In 2003 he received the prestigious Cooperative Information Agents (CIA), System Innovation Award for ACCESS: An Agent Architecture for Ubiquitous Service Delivery. O'Hare is a Fellow of the British Computer Society, a Fellow of the Irish Computer Society a member of the ACM, AAAI and a Chartered Engineer. He is the Chair of the European Research Consortium on Informatics and Mathematics (ERCIM) Working Group on Sensor Web. He has also held a prestigious Science Foundation Ireland (SFI) Principal Investigator Award 2003-2007. He is one of the Principal Investigators and founders of the Science Foundation Ireland funded (€16.4M) Centre for Science and Engineering Technologies (CSET) entitled CLARITY: The Centre for Sensor Web Technologies (2008-2013).

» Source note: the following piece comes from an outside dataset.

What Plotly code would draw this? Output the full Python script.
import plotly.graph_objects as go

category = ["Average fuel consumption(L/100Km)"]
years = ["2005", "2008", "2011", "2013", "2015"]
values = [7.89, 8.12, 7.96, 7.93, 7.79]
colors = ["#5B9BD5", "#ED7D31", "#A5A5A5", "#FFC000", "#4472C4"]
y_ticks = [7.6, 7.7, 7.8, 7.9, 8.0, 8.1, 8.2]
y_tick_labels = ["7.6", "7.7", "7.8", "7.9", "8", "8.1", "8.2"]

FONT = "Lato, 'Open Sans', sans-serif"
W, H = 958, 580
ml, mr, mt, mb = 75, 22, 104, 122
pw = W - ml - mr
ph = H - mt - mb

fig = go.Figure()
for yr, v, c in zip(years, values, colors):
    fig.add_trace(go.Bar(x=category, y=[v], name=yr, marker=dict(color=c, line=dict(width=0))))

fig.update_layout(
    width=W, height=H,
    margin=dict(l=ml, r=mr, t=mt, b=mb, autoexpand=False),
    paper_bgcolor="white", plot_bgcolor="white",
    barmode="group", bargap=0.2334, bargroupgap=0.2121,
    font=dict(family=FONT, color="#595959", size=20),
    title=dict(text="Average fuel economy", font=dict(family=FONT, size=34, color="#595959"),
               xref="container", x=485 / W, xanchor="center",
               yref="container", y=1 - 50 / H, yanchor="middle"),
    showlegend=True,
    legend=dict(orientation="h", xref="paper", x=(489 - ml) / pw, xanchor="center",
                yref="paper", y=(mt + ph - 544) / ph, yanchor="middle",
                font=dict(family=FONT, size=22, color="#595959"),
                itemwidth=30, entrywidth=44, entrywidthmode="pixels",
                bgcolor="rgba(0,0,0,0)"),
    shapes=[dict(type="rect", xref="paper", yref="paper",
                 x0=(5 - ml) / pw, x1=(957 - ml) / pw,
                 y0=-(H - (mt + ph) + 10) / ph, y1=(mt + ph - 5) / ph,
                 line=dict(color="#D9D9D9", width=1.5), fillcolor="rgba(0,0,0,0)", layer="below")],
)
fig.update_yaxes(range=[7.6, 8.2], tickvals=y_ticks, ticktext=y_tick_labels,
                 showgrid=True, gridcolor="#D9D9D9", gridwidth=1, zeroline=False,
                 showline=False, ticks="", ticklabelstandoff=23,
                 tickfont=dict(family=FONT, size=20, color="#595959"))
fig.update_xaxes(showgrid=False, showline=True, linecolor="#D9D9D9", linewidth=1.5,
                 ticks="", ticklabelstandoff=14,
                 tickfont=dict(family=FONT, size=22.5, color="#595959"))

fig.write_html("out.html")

In 2008-2009 he secured a Visiting Research Fellowship to the University of Oxford. In 2010 he was awarded a Fulbright Scholar visiting position at the Computer Science and Artificial Intelligence Laboratory (CSAIL) at Massachusetts Institute of Technology (MIT).  He is a Visiting Professor at Ulster University. He is currently the Director of the Earth Institute at University College Dublin a large multi-disciplinary research Institute.